A Practical Photo Check Before You Buy
Before buying obsidian crystals from an online listing, make two passes. The first pass tells you whether you like the piece. The second tells you whether the listing gives enough information to trust your expectations.
Ask:
- Are the photos of the exact item, not only a representative example?
- Do they show front, back, side, and close-up views?
- Is there a clear sense of size through measurements or a scale image?
- Does the lighting show surface detail, not only dramatic shine?
- Are chips, scratches, pits, uneven edges, or base issues disclosed?
- Does the description match what the photos show?
- Is the return policy visible before purchase?
- Does the seller answer reasonable condition questions clearly?
If several answers are missing, the stone is not automatically bad. The issue is that you are being asked to decide with too little information. That may be acceptable for a low-cost casual purchase, but it is not ideal for a collector piece, named variety, or item where finish and display angle matter.
A useful rule is to separate “I like this image” from “I understand this object.”
Online listings often make the first feeling easy. The second requires scale, angles, surface detail, and seller clarity.

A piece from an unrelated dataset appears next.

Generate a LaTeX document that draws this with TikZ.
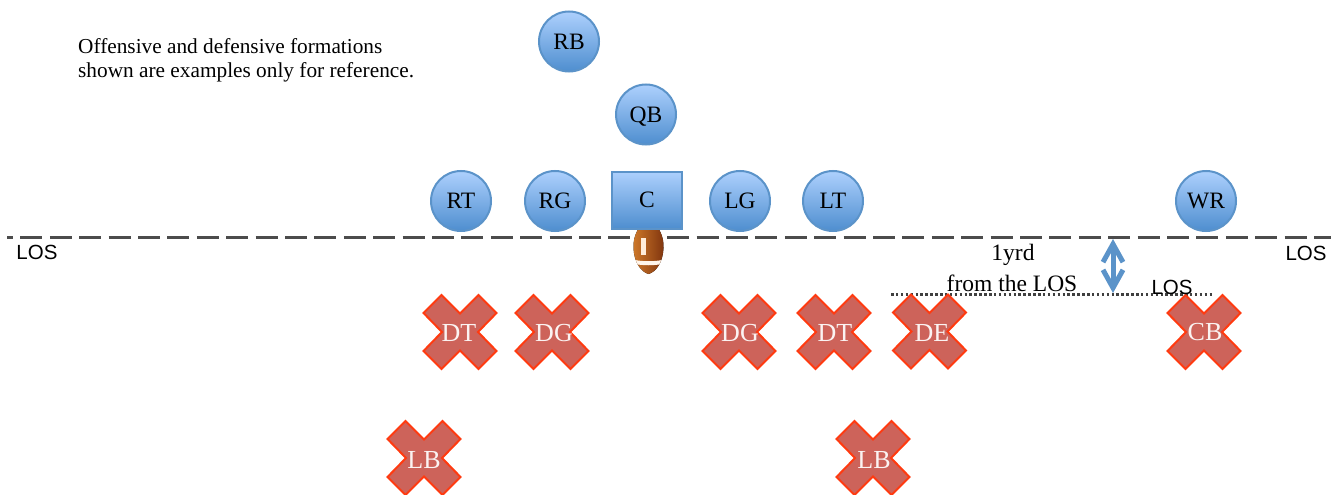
\documentclass[tikz,border=0pt]{standalone}
\usepackage{fontspec}
\setmainfont{Liberation Serif}
\setsansfont{Liberation Sans}
\usetikzlibrary{arrows.meta}

\definecolor{offtop}{HTML}{ADD0FD}
\definecolor{offbot}{HTML}{4E8ECF}
\definecolor{offline}{HTML}{5B93C9}
\definecolor{defred}{HTML}{CD635A}
\definecolor{defline}{HTML}{FF3A10}
\definecolor{ballleft}{HTML}{D07A2A}
\definecolor{ballmid}{HTML}{C9661C}
\definecolor{ballright}{HTML}{7E330E}

\begin{document}
\begin{tikzpicture}[x=1pt, y=-1pt]
    \tikzset{off/.style={draw=offline, line width=2pt, top color=offtop, bottom color=offbot, font=\fontsize{23.5}{24}\selectfont, text=black, text height=15.5pt, text depth=0pt},
      player/.style={off, shape=circle, minimum size=60pt, inner sep=0pt},
      center/.style={off, shape=rectangle, minimum width=70pt, minimum height=57pt, inner sep=0pt},
      defcross/.style={draw=defline, line width=2pt, fill=defred, line join=miter},
      deflabel/.style={text=white!92!defred, font=\fontsize{26}{26}\selectfont, inner sep=0pt, text height=17pt, text depth=0pt},
      note/.style={font=\fontsize{21.3}{24}\selectfont, inner sep=0pt, align=left},
      yardnote/.style={font=\fontsize{23.5}{24}\selectfont, inner sep=0pt},
      tag/.style={font=\sffamily\fontsize{20.5}{21}\selectfont, inner sep=0pt}}

    \useasboundingbox (0,0) rectangle (1334,495);

    % line of scrimmage
    \coordinate (los w) at (7,237.5);
    \coordinate (los e) at (1331,237.5);
    \draw[line width=3pt, color=black!70, dash pattern=on 22pt off 7.4pt, dash phase=16pt] (los w) -- (los e);
    \coordinate (yard w) at (891,294.5);
    \coordinate (yard e) at (1214,294.5);
    \draw[line width=2.5pt, color=black!75, dash pattern=on 2.5pt off 2.4pt] (yard w) -- (yard e);

    % ball
    \begin{scope}
      \clip (648.5,218) .. controls (638,226) and (633,236) .. (633.5,248) .. controls (634,262) and (641,272) .. (648.5,274) .. controls (656,272) and (663,262) .. (663.5,248) .. controls (664,236) and (659,226) .. (648.5,218);
      \fill[left color=ballleft, middle color=ballmid, right color=ballright] (632,216) rectangle (665,276);
      \fill[white!92!orange] (630,259) .. controls (642,262) and (655,262) .. (667,259) -- (667,263) .. controls (655,266) and (642,266) .. (630,263) -- cycle;
      \fill[white!85!orange] (640.5,238) rectangle (645.5,255);
    \end{scope}

    % offense
    \draw (569,41.5) node (rb) [player] {RB};
    \draw (646,114.5) node (qb) [player] {QB};
    \draw (647,200) node (c) [center] {C};
    \foreach \name/\x in {RT/461, RG/555, LG/740, LT/833, WR/1206}
      \draw (\x,201) node (\name) [player] {\name};

    % defense
    \foreach \idx/\name/\x/\y/\tx/\ty in {1/DT/460/332/459/333, 2/DG/552/332/554/333, 3/DG/739/332/740/333, 4/DT/834/332/835/333, 5/DE/929.5/331.5/932/333, 6/CB/1204/332/1205/332, 7/LB/424/458/424/460, 8/LB/873/458/874/460} {
      \draw[defcross, shift={(\x,\y)}] (0,-18.5) -- (18.5,-37) -- (36.5,-19) -- (18,0) -- (36.5,19) -- (18.5,37) -- (0,18.5) -- (-18.5,37) -- (-36.5,19) -- (-18,0) -- (-36.5,-19) -- (-18.5,-37) -- cycle;
      \draw (\tx,\ty) node (d\idx) [deflabel] {\name};
    }

    % one yard marker
    \draw[{Straight Barb[length=18pt, width=20pt]}-{Straight Barb[length=18pt, width=20pt]}, line width=5pt, color=offline] (1113,239) coordinate (gap n) -- (1113,293) coordinate (gap s);

    % texts
    \draw (78,60) node (remark) [note, anchor=west] {Offensive and defensive formations\\shown are examples only for reference.};
    \draw (1013,255) node (yard a) [yardnote] {1yrd};
    \draw (1012,283) node (yard b) [yardnote] {from the LOS};
    \draw (37,252) node (los l) [tag] {LOS};
    \draw (1306,253) node (los r) [tag] {LOS};
    \draw (1172,287) node (los m) [tag] {LOS};
  \end{tikzpicture}
\end{document}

What Photos Cannot Tell You
Even a strong photo set has limits. Photos cannot confirm every statement about source location, exact material history, fair market value, or how the object will look in your room under different light. They also cannot turn symbolic or personal meanings into verified effects. For an obsidian buyer, photos are best used for visible traits: color impression, polish, shape, chips, edges, pattern, sheen, and listing consistency.

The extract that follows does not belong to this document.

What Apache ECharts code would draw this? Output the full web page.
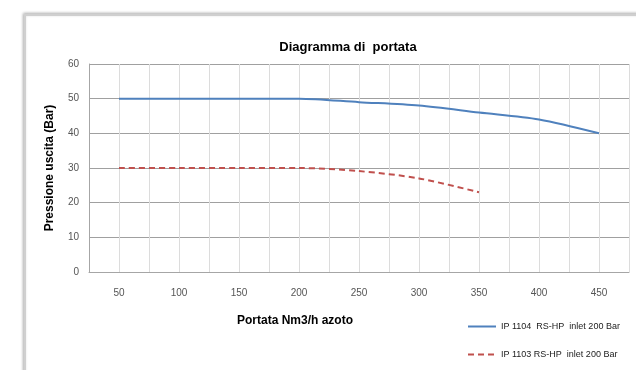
<!DOCTYPE html>
<html>
<head>
<meta charset="utf-8">
<script src="https://cdn.jsdelivr.net/npm/echarts@6/dist/echarts.min.js"></script>
<style>html,body{margin:0;padding:0;background:#fff}#c{width:636px;height:370px}</style>
</head>
<body>
<div id="c"></div>
<script>
const flowRates = [50, 100, 150, 200, 250, 300, 350, 400, 450];
const seriesBlue = [50, 50, 50, 50, 49, 48, 46, 44, 40];
const flowRatesRed = [50, 100, 150, 200, 250, 300, 350];
const seriesRed = [30, 30, 30, 30, 29.1, 27, 23];
const nameBlue = 'IP 1104  RS-HP  inlet 200 Bar';
const nameRed = 'IP 1103 RS-HP  inlet 200 Bar';
const titleText = 'Diagramma di  portata';
const xTitle = 'Portata Nm3/h azoto';
const yTitle = 'Pressione uscita (Bar)';

const font = "'Liberation Sans Narrow', 'Liberation Sans', sans-serif";
const chart = echarts.init(document.getElementById('c'), null, {renderer: 'canvas'});
chart.setOption({
  animation: false,
  backgroundColor: '#fff',
  graphic: [
    {type: 'rect', shape: {x: 25, y: 15, width: 640, height: 380},
     style: {fill: '#fff', stroke: '#cfcfcf', lineWidth: 2, shadowBlur: 3, shadowColor: 'rgba(0,0,0,0.25)', shadowOffsetX: -1, shadowOffsetY: -1}, z: -10},
    {type: 'text', left: 237, top: 315, style: {text: xTitle, font: "bold 12px " + font, fill: '#000'}}
  ],
  title: {text: titleText, left: 343, top: 36, textAlign: 'center',
    textStyle: {fontFamily: font, fontWeight: 'bold', fontSize: 13, color: '#000'}},
  grid: {left: 89, right: 7, top: 64, bottom: 98},
  legend: {orient: 'vertical', left: 462, top: 317, itemWidth: 28, itemHeight: 10, itemGap: 19,
    itemStyle: {opacity: 0},
    textStyle: {fontFamily: font, fontSize: 9, color: '#222'},
    data: [nameBlue, nameRed]},
  xAxis: {type: 'value', min: 25, max: 475, interval: 25,
    axisLine: {show: true, lineStyle: {color: '#a6a6a6'}},
    axisTick: {show: false},
    axisLabel: {margin: 16, fontFamily: font, fontSize: 10, color: '#555',
      formatter: v => (v % 50 === 0 && v >= 50 && v <= 450) ? String(v) : ''},
    splitLine: {show: true, lineStyle: {color: '#dcdcdc', width: 1}}},
  yAxis: {type: 'value', min: 0, max: 60, interval: 10,
    name: yTitle, nameLocation: 'middle', nameGap: 33,
    nameTextStyle: {fontFamily: font, fontWeight: 'bold', fontSize: 12, color: '#000'},
    axisLine: {show: true, lineStyle: {color: '#a6a6a6'}},
    axisTick: {show: false},
    axisLabel: {margin: 10, fontFamily: font, fontSize: 10, color: '#555'},
    splitLine: {show: true, lineStyle: {color: '#a0a0a0', width: 1}}},
  series: [
    {name: nameBlue, type: 'line', smooth: 0.3, symbol: 'none',
     data: flowRates.map((x, i) => [x, seriesBlue[i]]),
     lineStyle: {color: '#4f81bd', width: 2}, itemStyle: {color: '#4f81bd'}},
    {name: nameRed, type: 'line', smooth: 0.3, symbol: 'none',
     data: flowRatesRed.map((x, i) => [x, seriesRed[i]]),
     lineStyle: {color: '#c0504d', width: 2, type: [6, 4]}, itemStyle: {color: '#c0504d'}}
  ]
});
</script>
</body>
</html>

This matters because some listings imply more certainty than the images can support. A photo may look consistent with a type of obsidian, but that is not the same as a formal identification. A polished surface may look clean, but small marks can appear under different light. A seller may use a familiar variety name, but the strength of that label depends on what is visible and disclosed.
The cautious buying point is simple: move forward only when the photos, written description, seller communication, and return terms tell the same story. If one part is weak, adjust your expectations or ask for more information.
The Better Decision
Buying obsidian online does not require suspicion toward every seller or perfection from every listing. It requires enough visual coverage to understand what you are choosing. One photo can introduce a piece; it should not make the whole decision.
Look for multiple angles, realistic lighting, scale, surface detail, edge condition, and item-specific disclosure. Treat attractive photos as a starting point, not a final answer. When a listing gives you a clear view of the object and a clear path if it does not match the description, you can make a calmer choice. When it does not, the practical collector move is to pause, ask, or keep looking.